The following activities are necessary for the proper care and maintenance of seedlings:


Watering In general, watering twice a day, preferably early in the morning and late in the afternoon, is enough. However, it also depends on the seedling size and stage of development. Small seedlings past the germination stage need small quantities of water at frequent intervals. Larger seedlings need more water. Over-watering lessens essential nutrients. It also increases fungal and bacterial attack. In addition, excessive watering results in tender, overgrown, succulent plants, sometimes of a yellowish color. Insufficient watering causes wilting and stunted growth of seedlings.


Weeding Weeding is done manually to enable the seedlings to have more soil nutrients, moisture, light and space. Any weeds among the seedlings should be removed carefully to avoid disturbance to the roots.


Shading Shading protects young seedlings from damages caused by direct sunlight.
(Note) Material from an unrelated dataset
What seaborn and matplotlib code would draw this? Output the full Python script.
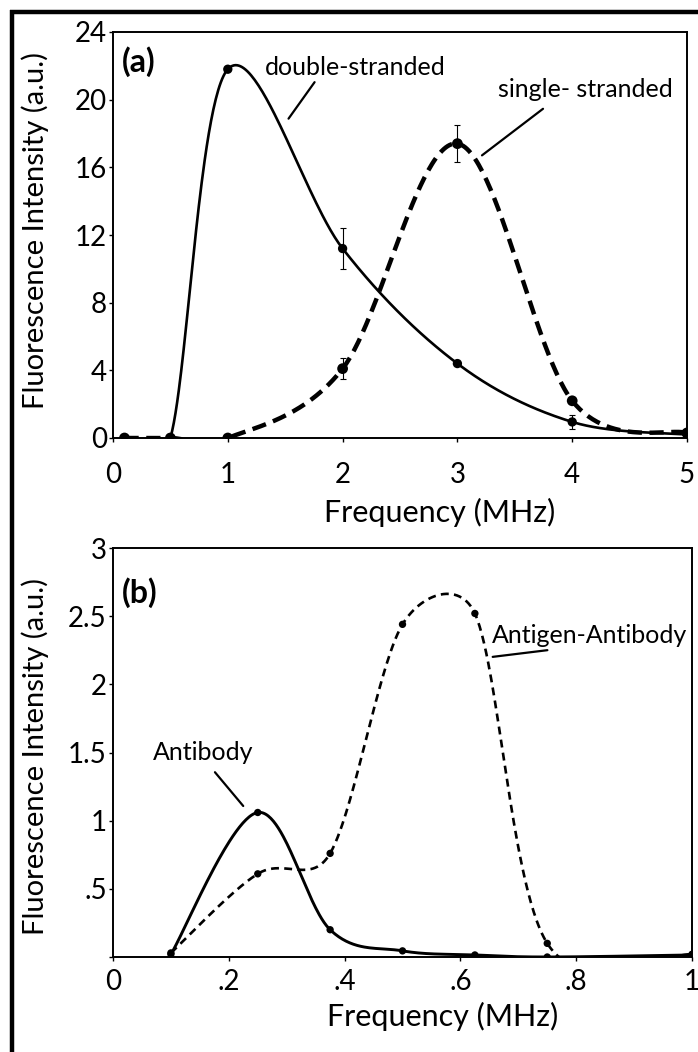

Use coconut or banana sheaths, cogon, and other locally available materials as temporary shades during and shortly after germination and after transplanting. Thereafter, gradually remove the shade until they have all the light they can tolerate without harm.

Root pruning

Root Pruning Root pruning is the cutting of roots that grow out of the pots or containers to have quality and uniform seedling sizes. This will also facilitate transport to the planting field. Lift the pot regularly and cut root outgrowth using pruning shears.

Fertilizer Application

Fertilizers supplement the essential nutrient requirements of the growing seedlings that are not provided by the potting mix. Apply complete soluble fertilizers every fifteen (15) days. For small seedlings, use lower concentration of fertilizer. Dissolve 10 kgs. of fertilizer in 200 liters of water. For bigger seedlings, dissolve 15 kgs. of fertilizer per 200 liters of water. This avoids nutrient loss and possible fertilizer burns on the plants.

Protection from pest and diseases

Nursery pests and diseases greatly affect the quantity and quality of seedlings. Without appropriate preventive/control measures, they can cause indirect losses. These losses disrupt planting schedules or reduce survival of outplanted stock. Some examples of nursery pests are jumping lice, grubs, shoot borers, leafhoppers, and defoliators. Some plant diseases are dumping off, leaf spot, root/leaf/stem rot, needle blight, gall rust, and wilting.

The risk of insect pests and diseases can be greatly reduced through the following nursery hygiene:

  • sterilize all potting materials
  • disinfect all nursery equipment and the general working area regularly
  • bring/take into the nursery only plant materials that are free from diseases and insect pests
  • monitor the occurrence of any insect pest or disease constantly


Hardening-off is the final stage of nursery care of the seedlings. This prepares them for the prevailing environmental conditions in the planting area.

Hardening off is done through the following activities:

Transfer grown up seedlings to a hardening area.
Reduce watering and shading gradually.

Prune all the protruding roots a month before outplanting.

For over-sized seedlings, trim the leaves to at least 1/3 of their size to avoid excessive loss of water.

After one (1) to one-and-a-half months in the hardening area, the seedlings are ready for outplanting.